A legislação, continua o juiz Josegrei, “expressamente vedou a aplicação da lei ‘à conduta individual ou coletiva de pessoas em manifestações políticas, movimentos sociais, sindicais, religiosos, de classe ou de categoria profissional, direcionados por propósitos sociais ou reivindicatórios’”.
Logo, prossegue o juiz, as ações dos antifas, “ainda que eventualmente possam causar danos ao patrimônio, tumultos e riscos à saúde ou à integridade física de terceiros, não podem ser equiparados, de acordo com a lei brasileira, a organizações terroristas”. Podem ser, sim, responsabilizados pelas consequências de seus protestos, e acusados de crimes como lesão corporal, dano, ameaça, desacato. Mas não de terrorismo.

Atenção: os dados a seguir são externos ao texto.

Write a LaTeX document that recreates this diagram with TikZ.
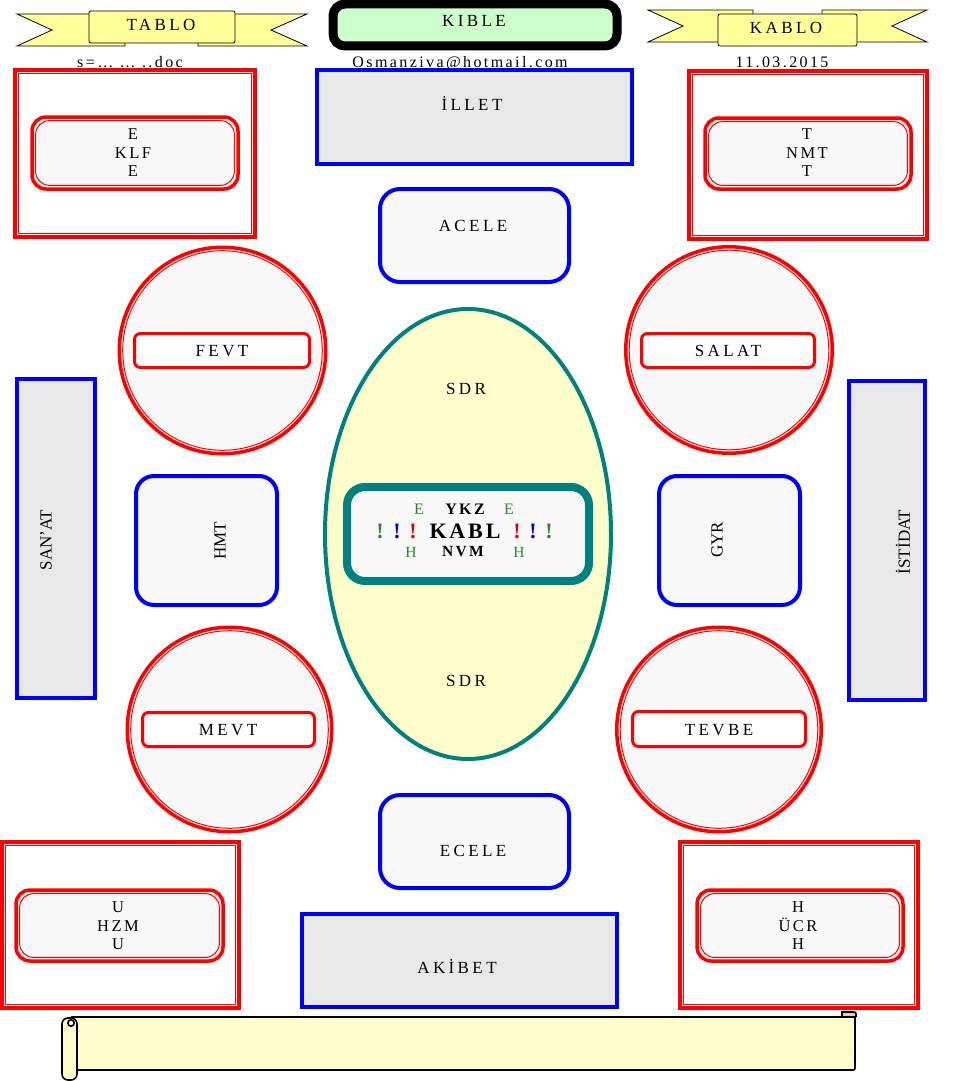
\documentclass[tikz,border=0pt]{standalone}
\usepackage{fontspec}
\setmainfont{Liberation Serif}
\newfontfamily\spfont[LetterSpace=20]{Liberation Serif}
\newfontfamily\spfontc[LetterSpace=15]{Liberation Serif}
\newfontfamily\spfontb[LetterSpace=13]{Liberation Serif}
\definecolor{rd}{HTML}{FF0000}
\definecolor{bl}{HTML}{0000FF}
\definecolor{tl}{HTML}{008080}
\definecolor{gra}{HTML}{F8F8F8}
\definecolor{grb}{HTML}{E8E8E8}
\definecolor{ylw}{HTML}{FFFFCC}
\definecolor{rib}{HTML}{FFFF99}
\definecolor{kgr}{HTML}{CCFFCC}
\definecolor{dgr}{HTML}{2A8A2A}
\definecolor{tan}{HTML}{E6D2A8}
\definecolor{exred}{HTML}{E00000}
\definecolor{exblue}{HTML}{0000CC}
\tikzset{
  lbl/.style={font=\spfont\fontsize{17}{19}\selectfont, inner sep=0pt, align=center},
  cbl/.style={font=\spfontc\fontsize{16.5}{18.5}\selectfont, inner sep=0pt, align=center},
  toptxt/.style={font=\spfontc\fontsize{16}{18}\selectfont, inner sep=0pt, anchor=base},
  rot/.style={font=\fontsize{17}{19}\selectfont, inner sep=0pt, rotate=90},
  bluerect/.style={draw=bl, line width=4pt, fill=grb},
  blueround/.style={draw=bl, line width=4pt, fill=gra, rounded corners=18pt},
  thickred/.style={draw=rd, line width=3.5pt},
  thinred/.style={draw=rd, line width=1pt},
  innerred/.style={draw=rd, line width=3pt, fill=white, rounded corners=6pt},
  ribbon/.style={draw=black, line width=0.8pt, fill=rib},
  midrow/.style={font=\spfontc\fontsize{16}{16}\selectfont, inner sep=0pt},
  bigrow/.style={font=\spfontb\bfseries\fontsize{22}{22}\selectfont, inner sep=0pt},
  scroll/.style={draw=black, line width=1.6pt, fill=ylw},
}
\newcommand\dframe[6]{%
  \draw[thickred, fill=#6, rounded corners=#5] (#1+2,#2+2) rectangle (#3-2,#4-2);
  \draw[thinred, rounded corners=#5] (#1+5.6,#2+5.6) rectangle (#3-5.6,#4-5.6);}
\newcommand\dcirc[3]{%
  \draw[thickred, fill=gra] (#1,#2) circle[radius=#3-1.75];
  \draw[thinred] (#1,#2) circle[radius=#3-5.2];}
\begin{document}
\begin{tikzpicture}[x=1pt,y=-1pt]
\useasboundingbox[fill=white] (0,0) rectangle (960,1081);

% ---- top ribbons ----
\draw[ribbon] (17,14) -- (125,14) -- (125,46) -- (17,46) -- (52,30) -- cycle;
\draw[ribbon] (307,14) -- (198,14) -- (198,46) -- (307,46) -- (271,30) -- cycle;
\draw[ribbon, rounded corners=2pt] (89,11) rectangle (235,43);
\node[lbl] (tablo) at (161,25) {TABLO};

\draw[ribbon] (648,10) -- (753,10) -- (753,42) -- (648,42) -- (683,26) -- cycle;
\draw[ribbon] (927,10) -- (822,10) -- (822,42) -- (927,42) -- (892,26) -- cycle;
\draw[ribbon, rounded corners=2pt] (718,14) rectangle (857,46);
\node[lbl] (kablo) at (786,28) {KABLO};

% ---- KIBLE ----
\draw[draw=black, line width=9pt, fill=kgr, rounded corners=12pt] (333,4) rectangle (617,46);
\node[lbl] (kible) at (474,21) {KIBLE};

% ---- small top texts ----
\node[toptxt] (doc) at (130,67) {s=… … ..doc};
\node[toptxt] (mail) at (460,67) {Osmanziva@hotmail.com};
\node[toptxt] (date) at (782,67) {11.03.2015};

% ---- corner boxes ----
\dframe{13}{68}{257}{239}{0pt}{none}
\dframe{30}{115}{240}{191}{14pt}{gra}
\node[cbl] (klf) at (133,153) {E\\KLF\\E};

\dframe{687}{69}{929}{241}{0pt}{none}
\dframe{703}{116}{913}{191}{14pt}{gra}
\node[cbl] (nmt) at (807,153) {T\\NMT\\T};

\dframe{0}{840}{241}{1010}{0pt}{none}
\dframe{14}{888}{225}{963}{14pt}{gra}
\node[cbl] (hzm) at (118,926) {U\\HZM\\U};

\dframe{678}{840}{920}{1010}{0pt}{none}
\dframe{695}{888}{905}{963}{14pt}{gra}
\node[cbl] (ucr) at (798,926) {H\\ÜCR\\H};

% ---- blue boxes ----
\draw[bluerect] (317,70) rectangle (632,164);
\node[lbl] (illet) at (472,103) {İLLET};
\draw[blueround, rounded corners=20pt] (380,189) rectangle (569,282);
\node[lbl] (acele) at (473,226) {ACELE};
\draw[blueround, rounded corners=20pt] (380,795) rectangle (569,888);
\node[lbl] (ecele) at (473,851) {ECELE};
\draw[bluerect] (302,914) rectangle (617,1007);
\node[lbl] (akibet) at (457,966) {AKİBET};

\draw[bluerect] (17,379) rectangle (95,698);
\node[rot] (sanat) at (46,540) {SAN’AT};
\draw[bluerect] (849,381) rectangle (925,700);
\node[rot] (istidat) at (903,542) {İSTİDAT};
\draw[blueround] (136,476) rectangle (277,605);
\node[rot] (hmt) at (220,541) {HMT};
\draw[blueround] (659,476) rectangle (800,605);
\node[rot] (gyr) at (717,540) {GYR};

% ---- circles ----
\dcirc{222.5}{350.5}{105}
\draw[innerred] (134.5,333.5) rectangle (309.5,367.5);
\node[lbl] (fevt) at (222,351) {FEVT};
\dcirc{729}{350}{105}
\draw[innerred] (641.5,333.5) rectangle (814.5,367.5);
\node[lbl] (salat) at (728,351) {SALAT};
\dcirc{229.5}{729.5}{104}
\draw[innerred] (142.5,712.5) rectangle (314.5,746.5);
\node[lbl] (mevt) at (228,730) {MEVT};
\dcirc{719}{729.5}{104}
\draw[innerred] (632.5,711.5) rectangle (805.5,746.5);
\node[lbl] (tevbe) at (719,730) {TEVBE};

% ---- ellipse ----
\draw[draw=tl, line width=4pt, fill=ylw] (468,534) ellipse[x radius=143, y radius=225];
\node[lbl] (sdr1) at (466,389) {SDR};
\node[lbl] (sdr2) at (466,681) {SDR};

% ---- central box ----
\draw[draw=tl, line width=8pt, fill=gra, rounded corners=18pt] (347,487) rectangle (589,581);
\node[midrow, text=dgr] (e1) at (419,509) {E};
\node[midrow, font=\spfontc\bfseries\fontsize{16}{16}\selectfont] (ykz) at (465,509) {YKZ};
\node[midrow, text=dgr] (e2) at (509,509) {E};
\node[bigrow, text=dgr] (x1) at (380,531) {!};
\node[bigrow, text=exblue] (x2) at (397,531) {!};
\node[bigrow, text=exred] (x3) at (413,531) {!};
\node[bigrow] (kabl) at (465,531) {KABL};
\node[bigrow, text=exred] (x4) at (517,531) {!};
\node[bigrow, text=exblue] (x5) at (533,531) {!};
\node[bigrow, text=dgr] (x6) at (549,531) {!};
\node[midrow, text=dgr, font=\spfontc\fontsize{15.5}{15.5}\selectfont] (h1) at (411,552) {H};
\node[midrow, font=\spfontc\bfseries\fontsize{15.5}{15.5}\selectfont] (nvm) at (463,552) {NVM};
\node[midrow, text=dgr, font=\spfontc\fontsize{15.5}{15.5}\selectfont] (h2) at (519,552) {H};

% ---- scroll ----
\draw[scroll, fill=tan] (842,1017) -- (842,1012) -- (852,1012) .. controls (856,1012) .. (856,1016) -- (856,1017);
\draw[scroll] (72,1017) -- (855,1017) -- (855,1066) .. controls (855,1070) .. (851,1070) -- (72,1070) -- cycle;
\draw[scroll, rounded corners=6pt] (62,1018) rectangle (77,1080);
\draw[scroll] (71,1023) circle[radius=3.2];
\end{tikzpicture}
\end{document}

O magistrado lembra que existem projetos de lei tramitando no Congresso Nacional que poderiam mudar essa situação – especificamente o PL 3019/2020, protocolado pelo deputado Daniel Silveira, que nominalmente considera grupos antifascistas como organizações terroristas. A mudança depende da tramitação nas duas casas e da sanção presidencial.
E se Jair Bolsonaro decidisse declarar por conta própria os antifas terroristas, como ameaçou o presidente americano Donald Trump? No Brasil, sozinho, explica o juiz, “o presidente da República não possui competência constitucional para estender os efeitos da lei para grupos que, a seu juízo, são considerados terroristas ou nocivos à coletividade”.